Moving away from ‘glamorized’ version of Los Angeles
Aside from the film’s famous stars, the setting for Skincare has its own style.
While historically Los Angeles and Hollywood-set stories have been shown as this bright, glitzy place, Peters’ approach to Skincare takes a much grittier and dark look at the film’s location.
“We went to lengths to figure out a way to shoot this movie in L.A., which was not the cheapest option, … because we really wanted it to feel like L.A. and like Hollywood as an actual city,” Peters explained. “Not as this Emperor’s New Clothes kind of situation where … it wasn’t this glamorized version that you see on reality shows that are set here.”
“We talked a lot about American movies from the 1970s, a lot of which are shot in New York City, and it feels like New York, and it feels like this almost documentary kind of version of that. And so we wanted to capture that same spirit. … It’s really L.A. It’s not just this fake Hollywood that I think, when you say Hollywood to people all over the world, sometimes they have a certain idea that pops into their head. It’s the movie business and it’s glamour and it’s wealth, and it’s all these things. And we really wanted this movie to show Hollywood the location and Hollywood the city, and an actual 10-block radius that this movie takes place in, and really feel grounded in that space.”
As you may expect with Peters’ extensive experience directing music videos, the music and the score in Skincare feel very specific, but there was actually a time when the filmmaker thought there wouldn’t be any music in the film.
“There was an early iteration of this movie where I thought I was going to make it with no music, and it was all just going to be live, natural sound and sounds of the city,” Peters revealed. “But then I had the realization that while … there’s lots of movies that I enjoy like that, that’s not necessarily what I do and it would be a disservice to … not try and have that music in this movie.”
“I think that I always knew that there was going to be some of the heavy kind of metal music in it, and I always knew that there was going to be top 40 pop music in it, or that was always my aspiration.

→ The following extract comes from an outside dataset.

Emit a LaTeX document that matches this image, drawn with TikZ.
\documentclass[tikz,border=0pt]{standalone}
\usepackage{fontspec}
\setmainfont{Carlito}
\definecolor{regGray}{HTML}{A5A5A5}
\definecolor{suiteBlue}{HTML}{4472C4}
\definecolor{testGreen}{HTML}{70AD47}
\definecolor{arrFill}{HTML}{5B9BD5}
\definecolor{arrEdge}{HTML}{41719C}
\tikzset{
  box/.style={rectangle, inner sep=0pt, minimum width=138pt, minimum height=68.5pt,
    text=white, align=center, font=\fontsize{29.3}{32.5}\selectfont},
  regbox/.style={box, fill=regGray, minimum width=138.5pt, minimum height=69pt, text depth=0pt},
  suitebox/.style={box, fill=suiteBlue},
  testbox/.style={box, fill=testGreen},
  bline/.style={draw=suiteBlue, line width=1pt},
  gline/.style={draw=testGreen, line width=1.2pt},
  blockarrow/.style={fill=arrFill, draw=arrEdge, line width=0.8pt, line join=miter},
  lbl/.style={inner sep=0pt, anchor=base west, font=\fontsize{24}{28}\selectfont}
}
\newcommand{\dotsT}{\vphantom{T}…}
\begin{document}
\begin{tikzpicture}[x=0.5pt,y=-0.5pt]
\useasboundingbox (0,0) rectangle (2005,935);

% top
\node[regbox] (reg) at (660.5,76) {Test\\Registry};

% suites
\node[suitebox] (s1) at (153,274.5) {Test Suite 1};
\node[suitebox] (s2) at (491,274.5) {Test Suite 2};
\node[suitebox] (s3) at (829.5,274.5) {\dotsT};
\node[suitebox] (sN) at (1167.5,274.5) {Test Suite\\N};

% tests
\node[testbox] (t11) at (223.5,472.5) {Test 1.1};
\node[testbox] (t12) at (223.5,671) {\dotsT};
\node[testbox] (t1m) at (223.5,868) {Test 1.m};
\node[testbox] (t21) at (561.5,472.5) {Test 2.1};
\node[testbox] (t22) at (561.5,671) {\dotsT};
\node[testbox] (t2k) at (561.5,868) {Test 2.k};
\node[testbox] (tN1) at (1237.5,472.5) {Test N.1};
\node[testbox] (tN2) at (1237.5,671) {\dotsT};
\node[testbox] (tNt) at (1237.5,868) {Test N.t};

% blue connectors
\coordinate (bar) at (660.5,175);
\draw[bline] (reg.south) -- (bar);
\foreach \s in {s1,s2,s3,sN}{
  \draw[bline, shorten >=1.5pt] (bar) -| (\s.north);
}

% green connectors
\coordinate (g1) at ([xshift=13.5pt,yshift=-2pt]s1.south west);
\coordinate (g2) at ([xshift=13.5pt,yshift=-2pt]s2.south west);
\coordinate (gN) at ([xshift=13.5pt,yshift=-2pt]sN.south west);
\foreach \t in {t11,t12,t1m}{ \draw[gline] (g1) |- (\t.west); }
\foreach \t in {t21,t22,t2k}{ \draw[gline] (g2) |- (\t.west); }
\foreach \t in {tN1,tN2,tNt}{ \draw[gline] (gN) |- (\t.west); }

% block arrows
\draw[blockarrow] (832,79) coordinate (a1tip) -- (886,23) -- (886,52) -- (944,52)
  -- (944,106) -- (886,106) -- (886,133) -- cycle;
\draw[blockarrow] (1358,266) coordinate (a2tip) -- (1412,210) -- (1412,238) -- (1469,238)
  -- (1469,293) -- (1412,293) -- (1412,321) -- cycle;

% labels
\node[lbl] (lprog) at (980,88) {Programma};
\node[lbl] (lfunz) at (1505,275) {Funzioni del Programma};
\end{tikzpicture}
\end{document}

I always knew that I wanted the score to … be something that created an atmosphere for it that felt really different.”
Peters was particularly inspired by the score of the 2019 film Atlantics, led by Fatima Al Qadiri, who worked on the score for Skincare as well.
‘The pursuit of the image of success’
At the core of Skincare is story about someone’s quest for fame and success, how far they’ll go to achieve it and what happens when their idealized success story is in jeopardy.

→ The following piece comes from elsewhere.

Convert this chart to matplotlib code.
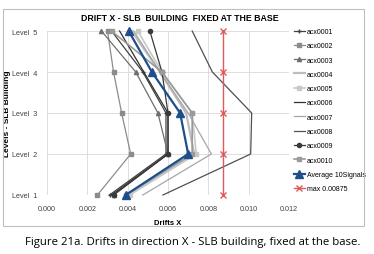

“It’s a real heightened version of something that we can all identify with now, which is trying to get by and trying to be successful, and trying to make it in an economy that’s very challenging,” Peters said. “Trying to to pay our bills and try to be successful, and try to not be replaced by the younger generation that’s coming up behind us that is different and knows how to use TikTok, and knows how to do these things that maybe we don’t.”

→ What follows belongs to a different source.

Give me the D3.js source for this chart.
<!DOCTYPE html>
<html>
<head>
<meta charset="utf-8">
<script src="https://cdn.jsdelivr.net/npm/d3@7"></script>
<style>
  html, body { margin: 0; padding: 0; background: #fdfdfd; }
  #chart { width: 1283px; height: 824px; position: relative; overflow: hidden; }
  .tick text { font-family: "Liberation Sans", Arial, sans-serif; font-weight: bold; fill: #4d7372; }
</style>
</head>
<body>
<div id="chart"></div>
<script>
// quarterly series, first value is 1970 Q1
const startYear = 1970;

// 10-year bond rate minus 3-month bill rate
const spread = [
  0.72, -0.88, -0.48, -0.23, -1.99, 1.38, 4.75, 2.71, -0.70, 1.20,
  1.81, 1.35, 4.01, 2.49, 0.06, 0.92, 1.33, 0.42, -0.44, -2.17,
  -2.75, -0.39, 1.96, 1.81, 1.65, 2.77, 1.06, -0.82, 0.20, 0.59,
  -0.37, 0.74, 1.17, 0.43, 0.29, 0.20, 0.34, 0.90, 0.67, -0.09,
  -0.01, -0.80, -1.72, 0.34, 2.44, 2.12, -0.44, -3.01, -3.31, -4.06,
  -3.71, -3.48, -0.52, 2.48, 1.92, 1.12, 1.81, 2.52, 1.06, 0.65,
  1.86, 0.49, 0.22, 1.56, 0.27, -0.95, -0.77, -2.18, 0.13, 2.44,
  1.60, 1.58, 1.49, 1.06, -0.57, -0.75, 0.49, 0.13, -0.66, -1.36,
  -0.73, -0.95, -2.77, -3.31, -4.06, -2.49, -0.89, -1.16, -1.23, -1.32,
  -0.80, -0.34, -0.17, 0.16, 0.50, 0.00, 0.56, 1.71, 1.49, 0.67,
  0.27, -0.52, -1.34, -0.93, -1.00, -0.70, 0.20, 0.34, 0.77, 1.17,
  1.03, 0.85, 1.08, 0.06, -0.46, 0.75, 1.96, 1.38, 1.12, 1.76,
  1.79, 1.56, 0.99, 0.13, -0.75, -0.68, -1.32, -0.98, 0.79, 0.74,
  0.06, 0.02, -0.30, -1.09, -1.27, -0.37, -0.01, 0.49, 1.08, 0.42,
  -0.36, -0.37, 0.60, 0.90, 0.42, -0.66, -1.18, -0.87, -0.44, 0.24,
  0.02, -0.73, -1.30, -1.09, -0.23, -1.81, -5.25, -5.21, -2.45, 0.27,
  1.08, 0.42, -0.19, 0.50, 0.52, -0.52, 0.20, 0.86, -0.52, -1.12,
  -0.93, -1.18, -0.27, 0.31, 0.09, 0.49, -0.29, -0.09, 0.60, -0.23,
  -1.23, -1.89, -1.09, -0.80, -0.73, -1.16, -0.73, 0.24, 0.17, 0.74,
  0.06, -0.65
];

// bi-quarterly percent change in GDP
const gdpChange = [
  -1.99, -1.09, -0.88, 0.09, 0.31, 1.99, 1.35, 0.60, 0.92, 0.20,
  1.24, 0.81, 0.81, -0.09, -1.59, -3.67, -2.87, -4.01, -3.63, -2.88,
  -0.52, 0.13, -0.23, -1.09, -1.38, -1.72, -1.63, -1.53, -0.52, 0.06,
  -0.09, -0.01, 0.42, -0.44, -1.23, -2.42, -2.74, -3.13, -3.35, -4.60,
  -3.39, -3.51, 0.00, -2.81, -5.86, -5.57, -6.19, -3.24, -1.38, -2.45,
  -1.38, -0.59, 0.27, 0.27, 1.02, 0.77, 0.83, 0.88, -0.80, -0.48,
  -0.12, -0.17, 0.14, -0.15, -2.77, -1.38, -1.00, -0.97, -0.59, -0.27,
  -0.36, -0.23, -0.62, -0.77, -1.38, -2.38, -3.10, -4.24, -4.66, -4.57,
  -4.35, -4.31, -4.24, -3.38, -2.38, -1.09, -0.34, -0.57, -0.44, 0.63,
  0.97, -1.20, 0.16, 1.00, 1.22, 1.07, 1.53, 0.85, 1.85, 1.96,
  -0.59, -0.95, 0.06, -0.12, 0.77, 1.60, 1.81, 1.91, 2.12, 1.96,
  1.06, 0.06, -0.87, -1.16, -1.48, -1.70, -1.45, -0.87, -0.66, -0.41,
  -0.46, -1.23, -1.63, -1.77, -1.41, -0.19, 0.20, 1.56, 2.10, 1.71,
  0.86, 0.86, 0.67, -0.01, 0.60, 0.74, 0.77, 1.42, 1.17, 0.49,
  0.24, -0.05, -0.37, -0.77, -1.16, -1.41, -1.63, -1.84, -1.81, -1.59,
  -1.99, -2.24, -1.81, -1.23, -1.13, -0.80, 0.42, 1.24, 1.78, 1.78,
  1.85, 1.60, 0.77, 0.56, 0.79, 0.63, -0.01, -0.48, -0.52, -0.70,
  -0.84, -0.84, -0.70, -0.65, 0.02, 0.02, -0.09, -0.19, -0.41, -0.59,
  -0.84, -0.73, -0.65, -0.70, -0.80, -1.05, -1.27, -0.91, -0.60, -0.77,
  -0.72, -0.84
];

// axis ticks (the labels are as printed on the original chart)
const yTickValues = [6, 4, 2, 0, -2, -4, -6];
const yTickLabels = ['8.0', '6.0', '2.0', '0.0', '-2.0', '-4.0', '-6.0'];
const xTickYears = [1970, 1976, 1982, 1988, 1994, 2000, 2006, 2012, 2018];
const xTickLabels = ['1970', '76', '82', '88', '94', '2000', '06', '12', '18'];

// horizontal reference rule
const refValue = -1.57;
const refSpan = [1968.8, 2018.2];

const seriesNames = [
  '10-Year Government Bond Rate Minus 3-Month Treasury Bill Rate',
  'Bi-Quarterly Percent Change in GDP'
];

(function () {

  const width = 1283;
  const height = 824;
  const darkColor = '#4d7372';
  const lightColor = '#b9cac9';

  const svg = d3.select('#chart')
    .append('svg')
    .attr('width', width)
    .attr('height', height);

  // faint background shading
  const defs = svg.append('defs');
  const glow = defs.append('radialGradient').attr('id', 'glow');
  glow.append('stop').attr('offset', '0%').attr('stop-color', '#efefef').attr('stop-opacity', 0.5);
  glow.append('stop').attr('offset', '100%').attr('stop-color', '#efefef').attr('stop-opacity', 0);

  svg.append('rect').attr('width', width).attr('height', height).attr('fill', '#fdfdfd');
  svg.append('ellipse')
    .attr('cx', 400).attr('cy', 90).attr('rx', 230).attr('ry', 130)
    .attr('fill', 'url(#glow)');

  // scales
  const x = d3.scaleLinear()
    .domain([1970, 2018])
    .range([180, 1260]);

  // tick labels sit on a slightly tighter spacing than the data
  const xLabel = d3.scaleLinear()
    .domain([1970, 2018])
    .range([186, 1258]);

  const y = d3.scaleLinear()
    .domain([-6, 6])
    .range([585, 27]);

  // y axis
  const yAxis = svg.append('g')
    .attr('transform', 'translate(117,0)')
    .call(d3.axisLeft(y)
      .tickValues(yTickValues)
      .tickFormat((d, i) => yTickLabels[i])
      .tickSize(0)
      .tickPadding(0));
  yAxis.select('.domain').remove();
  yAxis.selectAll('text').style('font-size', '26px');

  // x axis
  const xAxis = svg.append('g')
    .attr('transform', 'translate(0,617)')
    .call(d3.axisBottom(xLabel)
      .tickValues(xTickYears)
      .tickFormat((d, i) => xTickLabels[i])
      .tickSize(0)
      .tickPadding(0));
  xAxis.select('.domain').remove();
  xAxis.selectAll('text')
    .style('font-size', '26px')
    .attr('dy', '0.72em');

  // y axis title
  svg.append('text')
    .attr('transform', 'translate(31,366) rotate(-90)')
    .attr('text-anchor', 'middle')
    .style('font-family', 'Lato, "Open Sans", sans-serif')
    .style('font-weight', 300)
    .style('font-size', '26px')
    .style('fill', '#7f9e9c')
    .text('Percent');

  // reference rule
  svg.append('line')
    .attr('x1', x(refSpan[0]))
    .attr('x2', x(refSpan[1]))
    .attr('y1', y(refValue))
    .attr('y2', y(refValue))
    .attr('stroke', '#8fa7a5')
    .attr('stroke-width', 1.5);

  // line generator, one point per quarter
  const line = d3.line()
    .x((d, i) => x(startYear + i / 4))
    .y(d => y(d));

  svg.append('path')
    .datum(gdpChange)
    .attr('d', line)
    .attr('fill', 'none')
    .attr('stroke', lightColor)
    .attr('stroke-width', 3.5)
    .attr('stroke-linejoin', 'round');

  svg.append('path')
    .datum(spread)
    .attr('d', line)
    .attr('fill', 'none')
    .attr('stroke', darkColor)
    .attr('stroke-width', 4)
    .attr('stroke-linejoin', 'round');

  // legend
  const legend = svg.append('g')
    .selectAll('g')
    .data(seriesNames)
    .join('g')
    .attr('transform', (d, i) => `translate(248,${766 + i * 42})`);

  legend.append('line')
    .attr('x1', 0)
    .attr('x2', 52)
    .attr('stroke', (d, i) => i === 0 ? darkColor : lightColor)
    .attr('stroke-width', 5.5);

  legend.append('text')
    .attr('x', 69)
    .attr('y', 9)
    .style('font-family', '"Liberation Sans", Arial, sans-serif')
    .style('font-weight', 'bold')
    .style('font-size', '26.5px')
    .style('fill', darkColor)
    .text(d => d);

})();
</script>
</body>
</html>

“We talk so much about the movie being about the image of success and the pursuit of the image of success, and how far you’re willing to go to protect your image, and how important the image of success is versus even real success. I think that the fame version of that is sort of the bizarro fun house version that you get to experience in L.A., where it feels like everything is so heightened and everything is so cranked all the time, which makes it an exciting setting for a movie or for discourse about culture. Because everything here does feel so elevated all the time.”